[sci.electronics] High-voltage diode strings

john@frog.UUCP (John Woods) (09/22/89)

In article <1929@cbnewsl.ATT.COM>, fjs@floyd.ATT.COM (Fred Shubert ,2A-154,3094,ATTBL) writes:
>  2)  My nuker has one large diode/resistor assembly (packaged-sealed) 
> that is connected between gnd and the .8uF bypass cap (LARGE!!).
> Its resistance is approx. 15M ohms.  Does this sound right??
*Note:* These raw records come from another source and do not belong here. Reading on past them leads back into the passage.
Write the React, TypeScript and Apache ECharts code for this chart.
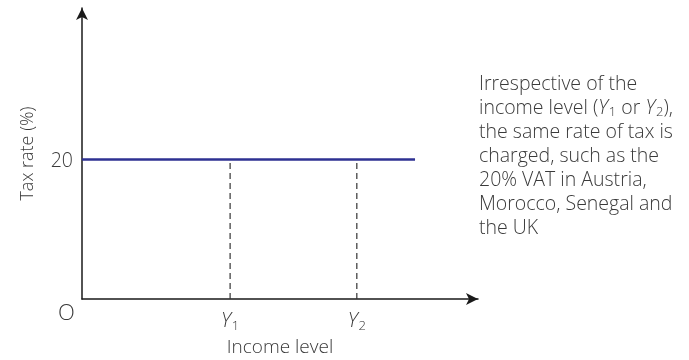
import React, { useEffect, useRef } from "react";
import * as echarts from "echarts";

// Data
const taxRate = 20; // flat rate (%)
const incomeMarks = [37.4, 69.4]; // Y1, Y2 positions on income axis
const incomeLabels = ["1", "2"]; // subscripts for Y
const lineEnd = 84.1; // end of tax line on income axis
const xMax = 100;
const yMax = 41.7;
const yTicks = [20];
const noteLines = [
  "Irrespective of the",
  "income level ({i|Y}{s|1} or {i|Y}{s|2}),",
  "the same rate of tax is",
  "charged, such as the",
  "20% VAT in Austria,",
  "Morocco, Senegal and",
  "the UK",
];

const FONT = "'Open Sans', Lato, sans-serif";
const TXT = "#3a3a3a";

export default function App() {
  const ref = useRef<HTMLDivElement>(null);
  useEffect(() => {
    if (!ref.current) return;
    const chart = echarts.init(ref.current, null, { renderer: "svg" });
    const dashed = incomeMarks.map((v) => ({
      type: "line",
      data: [
        [v, 0],
        [v, taxRate],
      ],
      symbol: "none",
      lineStyle: { color: "#333", width: 1.2, type: [6, 4] },
      z: 1,
    }));
    chart.setOption({
      animation: false,
      grid: { left: 82, top: 8, width: 396, height: 292 },
      xAxis: {
        type: "value",
        min: 0,
        max: xMax,
        splitLine: { show: false },
        axisTick: { show: false },
        axisLine: {
          show: true,
          symbol: ["none", "arrow"],
          symbolSize: [9, 12],
          lineStyle: { color: "#1a1a1a", width: 1.5 },
        },
        axisLabel: {
          customValues: incomeMarks,
          margin: 9,
          formatter: (v: number) => {
            const idx = incomeMarks.indexOf(v);
            return "{i|Y}{s|" + incomeLabels[idx] + "}";
          },
          rich: {
            i: { fontFamily: FONT, fontSize: 20, fontStyle: "italic", fontWeight: 300, color: TXT, lineHeight: 22 },
            s: { fontFamily: FONT, fontSize: 13, fontWeight: 300, color: TXT, padding: [11, 0, 0, 1], lineHeight: 22 },
          },
        },
        name: "Income level",
        nameLocation: "middle",
        nameGap: 36,
        nameTextStyle: { fontFamily: FONT, fontSize: 19, fontWeight: 300, color: TXT },
      },
      yAxis: {
        type: "value",
        min: 0,
        max: yMax,
        splitLine: { show: false },
        axisTick: { show: false },
        axisLine: {
          show: true,
          symbol: ["none", "arrow"],
          symbolSize: [9, 12],
          lineStyle: { color: "#1a1a1a", width: 1.5 },
        },
        axisLabel: {
          customValues: yTicks,
          margin: 9,
          fontFamily: FONT,
          fontSize: 19.5,
          fontWeight: 300,
          color: TXT,
        },
        name: "Tax rate (%)",
        nameLocation: "middle",
        nameRotate: 90,
        nameGap: 47,
        nameTextStyle: { fontFamily: FONT, fontSize: 18, fontWeight: 300, color: TXT },
      },
      series: [
        {
          type: "line",
          data: [
            [0, taxRate],
            [lineEnd, taxRate],
          ],
          symbol: "none",
          lineStyle: { color: "#2e3192", width: 2.5 },
          z: 3,
        },
        ...dashed,
      ],
      graphic: [
        {
          type: "text",
          left: 58,
          top: 300,
          style: { text: "O", fontFamily: FONT, fontSize: 22, fontWeight: 300, fill: TXT },
        },
        {
          type: "text",
          left: 479,
          top: 70,
          style: {
            text: noteLines.join("\n"),
            fontFamily: FONT,
            fontSize: 19.5,
            fontWeight: 300,
            fill: TXT,
            lineHeight: 24,
            rich: {
              i: { fontFamily: FONT, fontSize: 19.5, fontStyle: "italic", fontWeight: 300, fill: TXT, lineHeight: 24 },
              s: { fontFamily: FONT, fontSize: 13, fontWeight: 300, fill: TXT, padding: [10, 0, 0, 1], lineHeight: 24 },
            },
          },
        },
      ],
    });
    return () => chart.dispose();
  }, []);
  return (
    <div
      ref={ref}
      style={{ position: "fixed", left: 0, top: 0, width: 689, height: 360 }}
    />
  );
}
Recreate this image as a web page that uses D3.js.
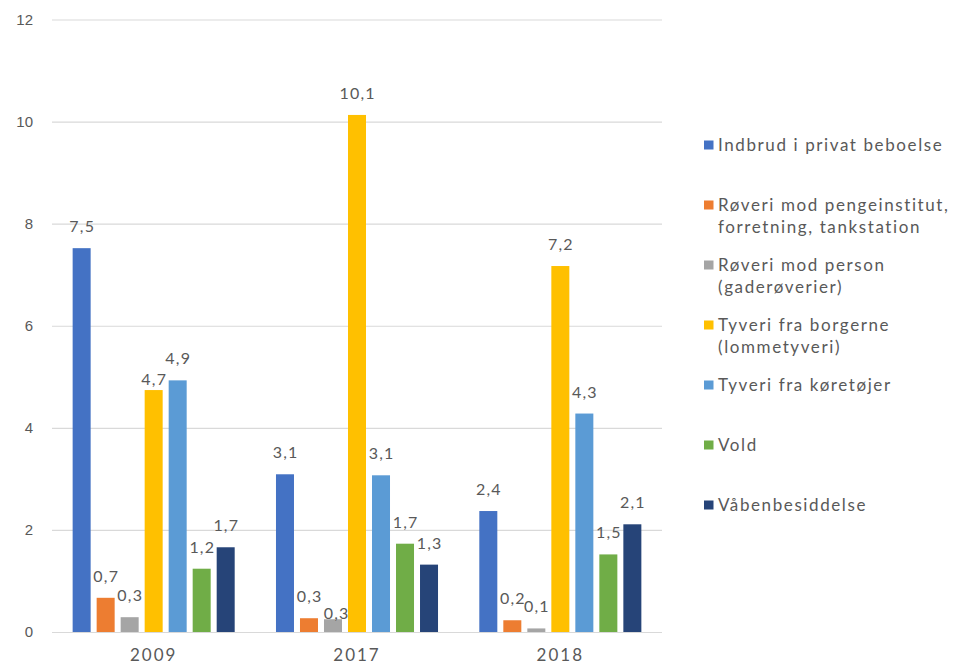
<!DOCTYPE html>
<html>
<head>
<meta charset="utf-8">
<script src="https://cdn.jsdelivr.net/npm/d3@7"></script>
<style>
  body { margin: 0; background: #fff; }
  svg text { font-family: "Lato", "Noto Sans", sans-serif; fill: #595959; }
</style>
</head>
<body>
<script>
const w = 955;
const h = 664;

// data
const years = ["2009", "2017", "2018"];
const seriesNames = [
    "Indbrud i privat beboelse",
    "Røveri mod pengeinstitut, forretning, tankstation",
    "Røveri mod person (gaderøverier)",
    "Tyveri fra borgerne (lommetyveri)",
    "Tyveri fra køretøjer",
    "Vold",
    "Våbenbesiddelse"
];
const legendLines = [
    ["Indbrud i privat beboelse"],
    ["Røveri mod pengeinstitut,", "forretning, tankstation"],
    ["Røveri mod person", "(gaderøverier)"],
    ["Tyveri fra borgerne", "(lommetyveri)"],
    ["Tyveri fra køretøjer"],
    ["Vold"],
    ["Våbenbesiddelse"]
];
const colors = ["#4472c4", "#ed7d31", "#a5a5a5", "#ffc000", "#5b9bd5", "#70ad47", "#264478"];
const values2009 = [7.52, 0.67, 0.29, 4.74, 4.93, 1.24, 1.66];
const values2017 = [3.09, 0.27, 0.25, 10.13, 3.07, 1.73, 1.32];
const values2018 = [2.37, 0.23, 0.07, 7.17, 4.28, 1.52, 2.11];
const yTicks = [0, 2, 4, 6, 8, 10, 12];

const valuesByYear = [values2009, values2017, values2018];

const svg = d3.select("body")
    .append("svg")
    .attr("width", w)
    .attr("height", h);

const x0 = d3.scaleBand()
    .domain(years)
    .range([52, 662]);

const x1 = d3.scaleBand()
    .domain(d3.range(seriesNames.length))
    .range([0, x0.bandwidth()])
    .paddingInner(0.25)
    .paddingOuter(0.86);

const yScale = d3.scaleLinear()
    .domain([0, 12])
    .range([632, 19.5]);

// gridlines + y labels
const yAxis = d3.axisLeft(yScale)
    .tickValues(yTicks)
    .tickSize(-(662 - 52))
    .tickPadding(19)
    .tickFormat(d3.format("d"));

svg.append("g")
    .attr("class", "yaxis")
    .attr("transform", "translate(52,0)")
    .call(yAxis)
    .call(g => g.select(".domain").remove())
    .call(g => g.selectAll("line").attr("stroke", "#d9d9d9").attr("stroke-width", 1.2))
    .call(g => g.selectAll("text")
        .style("font-family", "Liberation Sans, Arial, sans-serif")
        .style("font-size", "15px")
        .attr("fill", "#595959"));

// x labels
const xAxis = d3.axisBottom(x0).tickSize(0).tickPadding(17);
svg.append("g")
    .attr("class", "xaxis")
    .attr("transform", "translate(0,632)")
    .call(xAxis)
    .call(g => g.select(".domain").remove())
    .call(g => g.selectAll("text")
        .style("font-family", "Lato, sans-serif")
        .style("font-size", "17px")
        .style("letter-spacing", "2px")
        .attr("fill", "#595959"));

const fmt = v => d3.format(".1f")(v).replace(".", ",");

const groups = svg.selectAll("g.year")
    .data(years)
    .enter()
    .append("g")
    .attr("class", "year")
    .attr("transform", d => "translate(" + x0(d) + ",0)");

groups.selectAll("rect")
    .data((d, i) => valuesByYear[i].map((v, j) => ({ v: v, j: j })))
    .enter()
    .append("rect")
    .attr("x", d => x1(d.j))
    .attr("width", x1.bandwidth())
    .attr("y", d => yScale(d.v))
    .attr("height", d => yScale(0) - yScale(d.v))
    .attr("fill", d => colors[d.j]);

// data labels, with Excel-like collision nudges
groups.selectAll("text.lbl")
    .data((d, i) => valuesByYear[i].map((v, j, arr) => ({ v: v, j: j, prev: arr[j - 1], next: arr[j + 1] })))
    .enter()
    .append("text")
    .attr("class", "lbl")
    .attr("x", function(d) {
        let cx = x1(d.j) + x1.bandwidth() / 2 + 0.6;
        if (d.prev !== undefined && d.prev >= d.v && yScale(d.v) - yScale(d.prev) < 4) cx += 3;
        return cx;
    })
    .attr("y", function(d) {
        let off = 16;
        if (d.next !== undefined && d.next > d.v && yScale(d.v) - yScale(d.next) < 12) off = 5;
        if (d.prev !== undefined && d.prev >= d.v && yScale(d.v) - yScale(d.prev) < 4) off = 0;
        return yScale(d.v) - off;
    })
    .attr("text-anchor", "middle")
    .style("font-size", "16px")
    .style("letter-spacing", "1.2px")
    .text(d => fmt(d.v));

// legend
const legend = svg.append("g")
    .attr("class", "legend")
    .attr("transform", "translate(704,0)");

const items = legend.selectAll("g")
    .data(legendLines)
    .enter()
    .append("g")
    .attr("transform", (d, i) => "translate(0," + (145 + i * 60) + ")");

items.append("rect")
    .attr("x", 0)
    .attr("y", -4.5)
    .attr("width", 9.5)
    .attr("height", 9)
    .attr("fill", (d, i) => colors[i]);

items.append("text")
    .attr("x", 14)
    .attr("y", 0)
    .style("font-size", "17px")
    .style("letter-spacing", "1.6px")
    .selectAll("tspan")
    .data(d => d)
    .enter()
    .append("tspan")
    .attr("x", 14)
    .attr("dy", (d, i) => i === 0 ? "0.35em" : "22px")
    .text(d => d);
</script>
</body>
</html>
Could be.  Diode/resistor assemblies generally have a rather high turn-on
voltage (like .6v per diode), so the obvious way of measuring the resistance
(a typical VOM/VTVM/DVM/whathaveyou) is nearly useless.  A better way is to
take a 12V battery and a current meter (and a limiting resistor of, say,
100 ohms) and determine the current through the diode.  If it is high one
way and negligible the other way, the diode string is probably good.  Probably.
If it is high both ways, it is obviously bad.  If it is negligible both ways,
try 24 volts, and if it is still low both ways, it is likely open.  (It seems
unlikely that they would need to string together more than 20 diodes, but if
they found 50PIV diodes cheap enough, who knows...? :-)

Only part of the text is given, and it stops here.